So . . . how long does surgery or cancer treatment recovery take?

The short answer to my title question?

It depends.

Yeah, that’s not the answer I want, either.

What I’ve found after two surgeries this year and cancer treatment (two rounds of chemo, surgery, radiation) six years ago is that the doctors will give you the best-case scenario.

But they will also say, “It depends. Everyone is different.”

I always hope for the best-case scenario. But what I’ve actually been is often not that.

Age makes a difference. Young people typically heal faster.

Other health challenges matter. I had a hysterectomy in March and then double knee replacement in September. I am quite sure that my body is healing more slowly because of two surgeries. I also wonder if my cancer treatments have slowed down my recovery times – for the rest of my life.

We’re all individuals. All medications don’t work for all people. All therapies aren’t best for all people. The surgery that heals one person might make another person’s life worse. The first diagnosis isn’t always the right one.

One size does not fit all!

I wish that more doctors would do more longitudinal studies of surgery and cancer treatment and other recovery periods. I can (and could) find hardly any information on that, and most of what I found is anecdotal – just like this post. It’s one person’s experience.

I’d like to see a study that lasted a decade or two or three. What are long-term effects of treatment? What are the long-term challenges?

Heck, I can hardly find trustworthy, scientifically-researched information on short-term health challenges for the procedures and treatments I’ve had. There’s very little on the internet.

Personal sharing and personal insights have been more valuable for me. I’ve had more than one knowledgable person tell me that it takes a full year to recover from double knee replacement.
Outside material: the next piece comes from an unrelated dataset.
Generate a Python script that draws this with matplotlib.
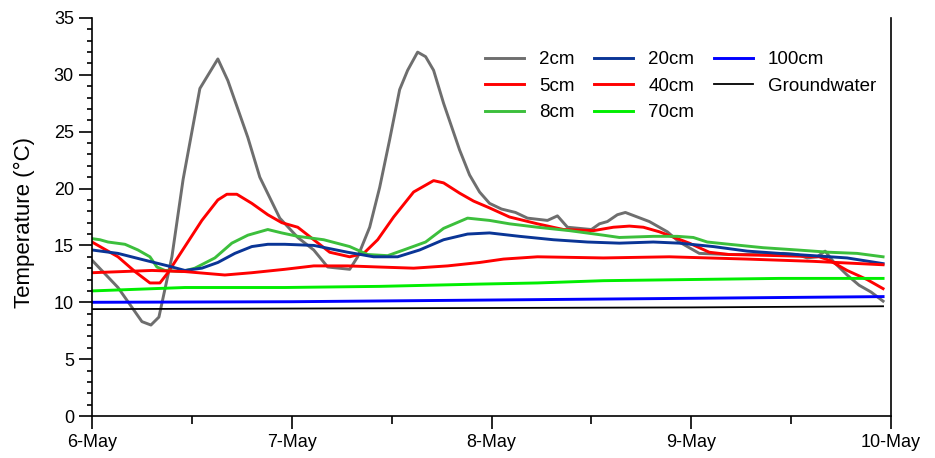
import matplotlib.pyplot as plt
from matplotlib.ticker import MultipleLocator

plt.rcParams['font.family'] = ['Liberation Sans', 'DejaVu Sans']

# time in days since 6-May 00:00
tick_pos = [0, 1, 2, 3, 4]
tick_labels = ['6-May', '7-May', '8-May', '9-May', '10-May']

t_2cm = [0, 0.13, 0.25, 0.295, 0.335, 0.40, 0.456, 0.54, 0.63, 0.68, 0.78, 0.84, 0.94, 1.03,
         1.11, 1.18, 1.29, 1.33, 1.39, 1.44, 1.49, 1.54, 1.58, 1.63, 1.67, 1.71, 1.76, 1.84,
         1.89, 1.94, 1.99, 2.05, 2.12, 2.18, 2.28, 2.33, 2.38, 2.50, 2.54, 2.58, 2.63, 2.67,
         2.73, 2.79, 2.88, 2.94, 3.04, 3.19, 3.36, 3.46, 3.53, 3.58, 3.63, 3.67, 3.71, 3.78,
         3.84, 3.90, 3.96]
v_2cm = [13.7, 11.3, 8.3, 8.0, 8.7, 14.0, 20.8, 28.8, 31.4, 29.5, 24.5, 21.0, 17.4, 15.7,
         14.6, 13.1, 12.9, 14.0, 16.6, 20.1, 24.3, 28.7, 30.4, 32.0, 31.6, 30.4, 27.5, 23.4,
         21.2, 19.7, 18.7, 18.2, 17.9, 17.4, 17.2, 17.6, 16.6, 16.4, 16.9, 17.1, 17.7, 17.9,
         17.5, 17.1, 16.2, 15.3, 14.3, 14.2, 14.2, 14.3, 14.2, 13.9, 14.0, 14.5, 13.6, 12.4,
         11.5, 10.9, 10.1]

t_5cm = [0, 0.13, 0.215, 0.29, 0.34, 0.38, 0.465, 0.55, 0.63, 0.675, 0.725, 0.80, 0.88, 0.95,
         1.03, 1.11, 1.19, 1.29, 1.36, 1.43, 1.51, 1.61, 1.71, 1.76, 1.84, 1.91, 1.99, 2.09,
         2.23, 2.36, 2.51, 2.61, 2.69, 2.76, 2.84, 2.93, 2.99, 3.09, 3.19, 3.44, 3.64, 3.69,
         3.78, 3.88, 3.96]
v_5cm = [15.3, 14.0, 12.7, 11.7, 11.7, 12.6, 14.9, 17.2, 19.0, 19.5, 19.5, 18.7, 17.7, 17.0,
         16.6, 15.5, 14.4, 14.0, 14.3, 15.5, 17.5, 19.7, 20.7, 20.5, 19.6, 18.9, 18.3, 17.5,
         16.9, 16.4, 16.3, 16.6, 16.7, 16.6, 16.2, 15.6, 15.2, 14.4, 14.2, 14.1, 14.0, 13.7,
         12.8, 12.0, 11.2]

t_8cm = [0, 0.04, 0.08, 0.165, 0.23, 0.29, 0.325, 0.365, 0.45, 0.515, 0.615, 0.70, 0.78, 0.88,
         0.95, 1.03, 1.16, 1.29, 1.38, 1.48, 1.56, 1.67, 1.76, 1.88, 1.99, 2.09, 2.23, 2.39,
         2.56, 2.64, 2.81, 2.93, 3.01, 3.08, 3.19, 3.36, 3.53, 3.69, 3.83, 3.96]
v_8cm = [15.6, 15.5, 15.3, 15.1, 14.6, 14.0, 13.1, 12.8, 12.7, 13.0, 13.9, 15.2, 15.9, 16.4,
         16.1, 15.8, 15.5, 14.9, 14.2, 14.1, 14.6, 15.3, 16.5, 17.4, 17.2, 16.9, 16.6, 16.3,
         15.9, 15.7, 15.8, 15.8, 15.7, 15.3, 15.1, 14.8, 14.6, 14.4, 14.3, 14.0]

t_20cm = [0, 0.13, 0.265, 0.38, 0.465, 0.55, 0.63, 0.715, 0.80, 0.88, 0.965, 1.11, 1.28, 1.41,
          1.53, 1.64, 1.76, 1.88, 1.99, 2.14, 2.31, 2.48, 2.64, 2.81, 2.94, 3.11, 3.28, 3.44,
          3.61, 3.78, 3.96]
v_20cm = [14.6, 14.3, 13.7, 13.2, 12.8, 13.0, 13.5, 14.3, 14.9, 15.1, 15.1, 15.0, 14.4, 14.0,
          14.0, 14.6, 15.5, 16.0, 16.1, 15.8, 15.5, 15.3, 15.2, 15.3, 15.2, 14.9, 14.5, 14.3,
          14.1, 13.9, 13.4]

t_40cm = [0, 0.30, 0.465, 0.665, 0.80, 0.965, 1.11, 1.28, 1.44, 1.61, 1.78, 1.94, 2.06, 2.23,
          2.56, 2.89, 3.28, 3.61, 3.96]
v_40cm = [12.6, 12.8, 12.7, 12.4, 12.6, 12.9, 13.2, 13.2, 13.1, 13.0, 13.2, 13.5, 13.8, 14.0,
          13.9, 14.0, 13.8, 13.6, 13.3]

t_70cm = [0, 0.465, 0.965, 1.44, 1.94, 2.23, 2.56, 2.99, 3.44, 3.96]
v_70cm = [11.0, 11.3, 11.3, 11.4, 11.6, 11.7, 11.9, 12.0, 12.1, 12.1]

t_100cm = [0, 1.0, 2.0, 3.0, 3.96]
v_100cm = [10.0, 10.05, 10.2, 10.35, 10.5]

t_gw = [0, 1.0, 2.0, 3.0, 3.96]
v_gw = [9.4, 9.45, 9.5, 9.55, 9.65]

fig = plt.figure(figsize=(9.35, 4.58), dpi=100)
ax = fig.add_axes([0.0984, 0.0917, 0.8546, 0.869])

lw = 2.1
l1, = ax.plot(t_2cm, v_2cm, c='#6e6e6e', lw=lw, label='2cm')
l2, = ax.plot(t_5cm, v_5cm, c='#ff0000', lw=lw, label='5cm')
l3, = ax.plot(t_8cm, v_8cm, c='#3cbf3c', lw=lw, label='8cm')
l4, = ax.plot(t_20cm, v_20cm, c='#0a3596', lw=lw, label='20cm')
l5, = ax.plot(t_40cm, v_40cm, c='#ff0000', lw=lw, label='40cm')
l6, = ax.plot(t_70cm, v_70cm, c='#00ee00', lw=lw, label='70cm')
l7, = ax.plot(t_100cm, v_100cm, c='#0000ff', lw=lw, label='100cm')
l8, = ax.plot(t_gw, v_gw, c='black', lw=1.3, label='Groundwater')

ax.set_xlim(0, 4)
ax.set_ylim(0, 35)
ax.set_xticks(tick_pos)
ax.set_xticklabels(tick_labels)
ax.xaxis.set_minor_locator(MultipleLocator(0.5))
ax.yaxis.set_major_locator(MultipleLocator(5))
ax.yaxis.set_minor_locator(MultipleLocator(1))

ax.spines['top'].set_visible(False)
for s in ['left', 'bottom', 'right']:
    ax.spines[s].set_linewidth(1.2)
ax.tick_params(which='major', direction='out', length=9.5, width=1.2, labelsize=13)
ax.tick_params(axis='y', which='minor', direction='out', length=3.8, width=1.2)
ax.tick_params(axis='x', which='minor', direction='out', length=5.5, width=1.2)

ax.set_ylabel('Temperature (°C)', fontsize=16)
ax.yaxis.set_label_coords(-0.071, 0.487)

ax.legend(handles=[l1, l2, l3, l4, l5, l6, l7, l8], ncol=3, frameon=False,
          loc='upper left', bbox_to_anchor=(0.4825, 0.936), borderaxespad=0,
          fontsize=13.5, handlelength=2.1, handletextpad=0.8,
          columnspacing=1.02, labelspacing=0.5)

fig.savefig('out.png', dpi=100)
That’s helpful to know.

My experience was that it took just over a year for me to recover from chemo brain (the foggy thinking caused by chemo)  after my cancer treatments. I think I might be unusual, though, in that I can wake up one day and an effect be gone. I started AC chemo in September or 2011, and I woke one day in October a year later – and could think clearly again. Literally that happened in one day.

I had a similar experience after double knee replacement. Food tasted weird, and I had little appetite for four months after surgery. And then one day I woke up  and found that food tasted normal, and my old appetite was back. I knew my recovery was about to speed up a bit. And it did.

In general, my knee surgery recovery has been a couple of months “behind” the best-case scenario. I can be hard on myself and think that the “delay” is my fault. That I’m not doing something right. That I’m a wimp. That I’m not working hard enough.

But I know that “behind” and “delay” are just words. There is no set timeline for recovery.

I learned after cancer treatments that pushing myself too hard had the opposite effect from what I wanted. It slowed my recovery.

I learned that not following my intuition was not wise.

So I’ve taken that learning and applied it to my surgeries this year. My hysterectomy recovery was much more a best-case scenario. I didn’t push myself too much, and I still was feeling better along the timeline I expected (it took three months to feel mostly healed and by four months I was pretty much back to “normal”).

This double knee replacement has been a different situation. My recovery has been at least partially slowed by weather changes, which increase my pain level. Two hurricanes came through this area this fall. One is unusual because I live far inland. Two is highly improbable. But this fall, we had two. Barometric pressure changes increase my pain level. And we’ve had many, many of those changes since September. That has slowed my recovery.

And I’d bet that my recovery has also been slowed by factors of which I am unaware – and certainly can’t control.

So I try to be patient with all of that and trust my body and my intuition to let me know when I can do what. And to what extent.

It can be a long journey.

But I look at all improvement as a blessing. And I know that incremental improvements add up.

I try to take it one day at a time. With no specific expectations for the pacing, trusting that I am healing at the best rate for me.

Full-bloom tulip on an unseasonably warm February day. More of the odd weather of the last 6 months.




2 thoughts on “So . . . how long does surgery or cancer treatment recovery take?

  1. That is very good advice and a good approach – it takes as long as it takes – one step at a time
    Have been dipping into Buddhist philosophy a bit recently – meditation – helps me
    Your posting has a very positive air – Happy for you x

    • I had a 17+ year daily meditation practice. Which went away during this past year. I don’t know why I’ve let it go, but I feel it’s okay. I’m hoping another daily practice will come to me. That’s also connected with the positive air you noticed. Thanks for that!